* DATASET CONTENT *
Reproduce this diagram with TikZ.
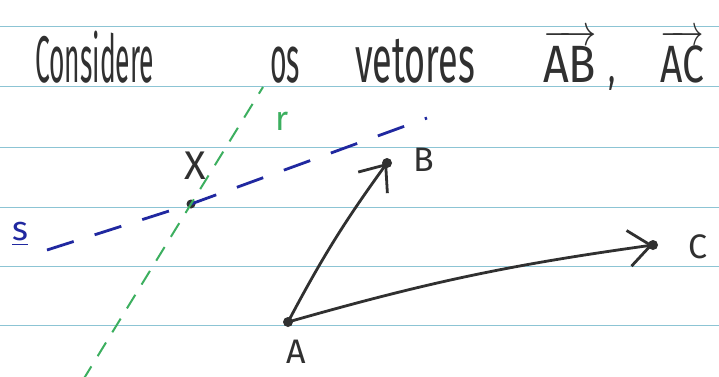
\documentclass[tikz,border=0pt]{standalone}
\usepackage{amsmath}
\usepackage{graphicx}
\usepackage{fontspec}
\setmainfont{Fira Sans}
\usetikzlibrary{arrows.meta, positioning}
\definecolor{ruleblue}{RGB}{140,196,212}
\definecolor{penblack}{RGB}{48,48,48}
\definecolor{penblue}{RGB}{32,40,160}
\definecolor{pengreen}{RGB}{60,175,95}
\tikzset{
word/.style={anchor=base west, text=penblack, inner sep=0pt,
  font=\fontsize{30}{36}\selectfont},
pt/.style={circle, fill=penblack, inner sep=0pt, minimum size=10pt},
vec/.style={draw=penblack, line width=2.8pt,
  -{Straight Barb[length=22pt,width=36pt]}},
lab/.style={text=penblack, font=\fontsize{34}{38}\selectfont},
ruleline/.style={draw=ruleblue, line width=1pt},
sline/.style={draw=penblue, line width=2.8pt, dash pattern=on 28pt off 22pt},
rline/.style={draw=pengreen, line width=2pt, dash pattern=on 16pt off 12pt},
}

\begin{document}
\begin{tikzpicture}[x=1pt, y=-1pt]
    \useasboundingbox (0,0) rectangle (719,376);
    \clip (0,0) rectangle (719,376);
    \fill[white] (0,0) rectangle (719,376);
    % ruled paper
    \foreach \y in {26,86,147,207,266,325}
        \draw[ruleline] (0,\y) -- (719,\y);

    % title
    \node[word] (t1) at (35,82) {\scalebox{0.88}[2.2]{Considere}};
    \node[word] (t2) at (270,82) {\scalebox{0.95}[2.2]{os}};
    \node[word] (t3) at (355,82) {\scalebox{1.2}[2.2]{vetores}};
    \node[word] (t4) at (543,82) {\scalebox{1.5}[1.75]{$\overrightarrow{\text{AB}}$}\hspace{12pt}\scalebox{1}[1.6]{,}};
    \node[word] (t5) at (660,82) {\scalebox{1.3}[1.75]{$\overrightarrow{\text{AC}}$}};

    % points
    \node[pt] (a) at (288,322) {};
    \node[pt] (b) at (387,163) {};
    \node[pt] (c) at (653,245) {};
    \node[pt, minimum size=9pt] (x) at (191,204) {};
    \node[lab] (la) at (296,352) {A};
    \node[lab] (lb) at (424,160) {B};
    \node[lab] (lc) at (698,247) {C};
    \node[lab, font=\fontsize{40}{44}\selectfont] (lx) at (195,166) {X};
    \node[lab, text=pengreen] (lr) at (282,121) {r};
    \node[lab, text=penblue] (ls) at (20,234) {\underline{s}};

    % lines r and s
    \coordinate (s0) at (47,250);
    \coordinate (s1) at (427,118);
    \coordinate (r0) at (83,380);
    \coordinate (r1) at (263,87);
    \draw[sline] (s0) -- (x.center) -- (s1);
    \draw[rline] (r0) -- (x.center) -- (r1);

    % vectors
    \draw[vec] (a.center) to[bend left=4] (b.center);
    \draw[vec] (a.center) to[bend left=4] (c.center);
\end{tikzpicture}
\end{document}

* WHAT YOU SHOULD DO *
Write out the whole listing again, exactly, with no pictures.

* WRITTEN ANSWER *
Reproduce this diagram with TikZ.
\documentclass[tikz,border=0pt]{standalone}
\usepackage{amsmath}
\usepackage{graphicx}
\usepackage{fontspec}
\setmainfont{Fira Sans}
\usetikzlibrary{arrows.meta, positioning}
\definecolor{ruleblue}{RGB}{140,196,212}
\definecolor{penblack}{RGB}{48,48,48}
\definecolor{penblue}{RGB}{32,40,160}
\definecolor{pengreen}{RGB}{60,175,95}
\tikzset{
word/.style={anchor=base west, text=penblack, inner sep=0pt,
  font=\fontsize{30}{36}\selectfont},
pt/.style={circle, fill=penblack, inner sep=0pt, minimum size=10pt},
vec/.style={draw=penblack, line width=2.8pt,
  -{Straight Barb[length=22pt,width=36pt]}},
lab/.style={text=penblack, font=\fontsize{34}{38}\selectfont},
ruleline/.style={draw=ruleblue, line width=1pt},
sline/.style={draw=penblue, line width=2.8pt, dash pattern=on 28pt off 22pt},
rline/.style={draw=pengreen, line width=2pt, dash pattern=on 16pt off 12pt},
}

\begin{document}
\begin{tikzpicture}[x=1pt, y=-1pt]
    \useasboundingbox (0,0) rectangle (719,376);
    \clip (0,0) rectangle (719,376);
    \fill[white] (0,0) rectangle (719,376);
    % ruled paper
    \foreach \y in {26,86,147,207,266,325}
        \draw[ruleline] (0,\y) -- (719,\y);

    % title
    \node[word] (t1) at (35,82) {\scalebox{0.88}[2.2]{Considere}};
    \node[word] (t2) at (270,82) {\scalebox{0.95}[2.2]{os}};
    \node[word] (t3) at (355,82) {\scalebox{1.2}[2.2]{vetores}};
    \node[word] (t4) at (543,82) {\scalebox{1.5}[1.75]{$\overrightarrow{\text{AB}}$}\hspace{12pt}\scalebox{1}[1.6]{,}};
    \node[word] (t5) at (660,82) {\scalebox{1.3}[1.75]{$\overrightarrow{\text{AC}}$}};

    % points
    \node[pt] (a) at (288,322) {};
    \node[pt] (b) at (387,163) {};
    \node[pt] (c) at (653,245) {};
    \node[pt, minimum size=9pt] (x) at (191,204) {};
    \node[lab] (la) at (296,352) {A};
    \node[lab] (lb) at (424,160) {B};
    \node[lab] (lc) at (698,247) {C};
    \node[lab, font=\fontsize{40}{44}\selectfont] (lx) at (195,166) {X};
    \node[lab, text=pengreen] (lr) at (282,121) {r};
    \node[lab, text=penblue] (ls) at (20,234) {\underline{s}};

    % lines r and s
    \coordinate (s0) at (47,250);
    \coordinate (s1) at (427,118);
    \coordinate (r0) at (83,380);
    \coordinate (r1) at (263,87);
    \draw[sline] (s0) -- (x.center) -- (s1);
    \draw[rline] (r0) -- (x.center) -- (r1);

    % vectors
    \draw[vec] (a.center) to[bend left=4] (b.center);
    \draw[vec] (a.center) to[bend left=4] (c.center);
\end{tikzpicture}
\end{document}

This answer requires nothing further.